I started reading the book again myself, and I’ve been thinking about wildness and womanliness and what it is I want to do with this life of mine, including this here little blog. It’s a work in progress of course, but one thing I know I want to do is honor the Wild Woman. I want to protect her from the demands of soccer momness. I want to give her space and freedom to write and create without worrying about critical eyes and clucking tongues.

So you’ll see some changes around here — a new look, a streamlined list of links, some wild words. Stick around if you dare.

Audacious

In In Other Words, On My Mind on September 7, 2010 at 10:07 pm

Maybe I’m having a mid-life crisis, like all those affluent 40ish family men buying high-end racing bikes.

Maybe I’m ready to move on from all the indignities of pregnancy and post-partumdom.

Maybe I’m mourning my dad.

Either way I’ve been feeling the need to be audacious. I suppose it might seem silly, or even mundane, to someone else, anyone who’s already tackled the challenges I want to take on.

But mainly I want to prove to myself that I can set myself to a task and accomplish it without hiding behind any kind of “I can’t”.  I won’t be asking permission, and I won’t be worried about what anyone else thinks I should be or do.

Life is short, and fear is only going to waste my time.

make this cake

In Family, Food, In My Kitchen, In Other Words, On My Mind, Uncategorized, Writing on August 9, 2010 at 9:41 pm

I hate when bloggers write about why they haven’t written in a while. “I’ve just been so busy!” Yada yada yada.

Well, here’s why I haven’t been blogging for a while. When I thought about writing, all I could think about was stuff about my dad, and I’m guessing there’s only so much of my feeling sorry for myself any reader can take.

But someone gave me a kick in the pants, so here I am. Pity party and all. We’ll call it a segue to less self-indulgent topics.

I made a cake Saturday. A lot of eggs, a lot of butter, more than a few tears. It would have been Daddy’s 83rd birthday. German chocolate was his favorite.

It was one of the best cakes I’ve ever made.

Seriously.

If you like German chocolate cake, or if you like chocolate, pecans, coconut, and creamy caramel-ly frosting that you would eat by the spoonful (not that I’d ever do such a thing). Make this cake.
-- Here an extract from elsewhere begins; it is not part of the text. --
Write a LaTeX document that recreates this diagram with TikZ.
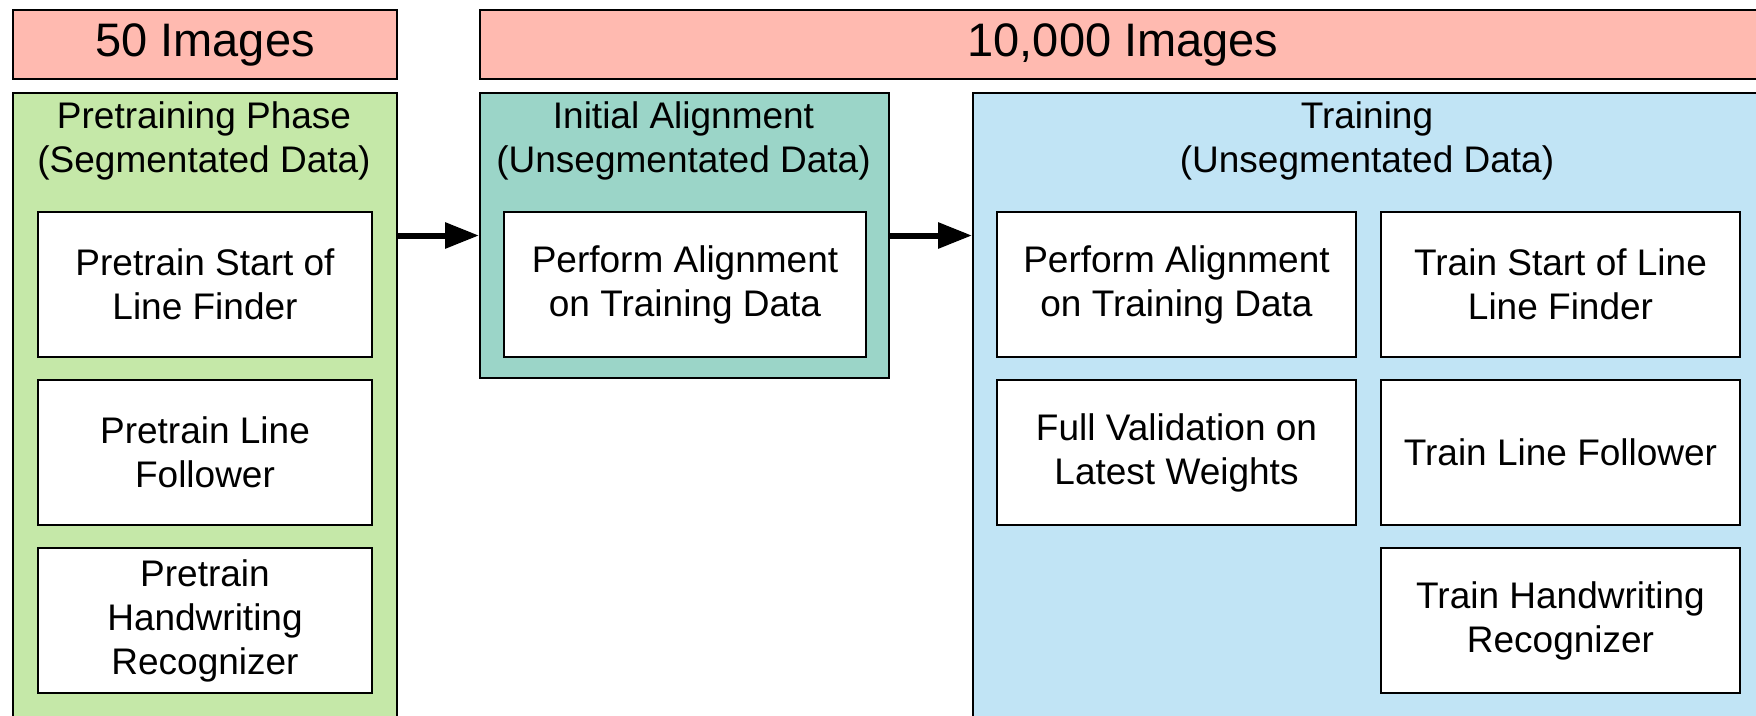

Pronto.

German Chocolate Cake (adapted from a Bon Appetit recipe)

Yield: Serves 12
For cake
1/2 cup water
6 ounces German’s Sweet Chocolate, chopped
2 1/4 cups all purpose flour
1 1/2 teaspoons baking soda
1/4 teaspoon salt
2 cups sugar
1 cup (2 sticks) unsalted butter, room temperature
4 large eggs, separated
2 teaspoons vanilla extract
1 cup buttermilk
1 cup semisweet chocolate chips

For frosting
1 12-ounce can evaporated milk
1 1/2 cups sugar
3/4 cup (1 1/2 sticks) unsalted butter
5 large egg yolks
1/4 teaspoon almond extract
1 7-ounce package sweetened shredded coconut
1 1/2 cups coarsely chopped pecans

Make cake:

Preheat oven to 350°F. Butter two 9″ cake pans and line with parchment paper. Bring water to simmer in small saucepan. Reduce heat to low. Add chopped chocolate; whisk until smooth. Cool.

Sift flour, baking soda and salt into medium bowl. Using electric mixer, beat sugar and butter in large bowl until blended. Beat in yolks 1 at a time. Beat in chocolate mixture and vanilla. Beat in dry ingredients alternately with buttermilk. Using clean dry beaters, beat whites in another large bowl until stiff but not dry. Fold into batter in 2 additions. Pour batter into prepared pans. Sprinkle with chocolate chips. Bake until tester inserted into center comes out clean, about 50 minutes. Cool cake for 10 minutes in pans then turn out onto wire racks and let cool completely.
Make frosting:
Combine first 5 ingredients in heavy large saucepan. Whisk over medium-high heat until mixture simmers, thickens and leaves path on back of spoon when finger is drawn across, about 18 minutes. Mix in coconut and pecans. Place one layer of cake onto a platter with chocolate chips up. Spread warm frosting over top of cake, but not sides.  Let stand until frosting sets, about 2 hours.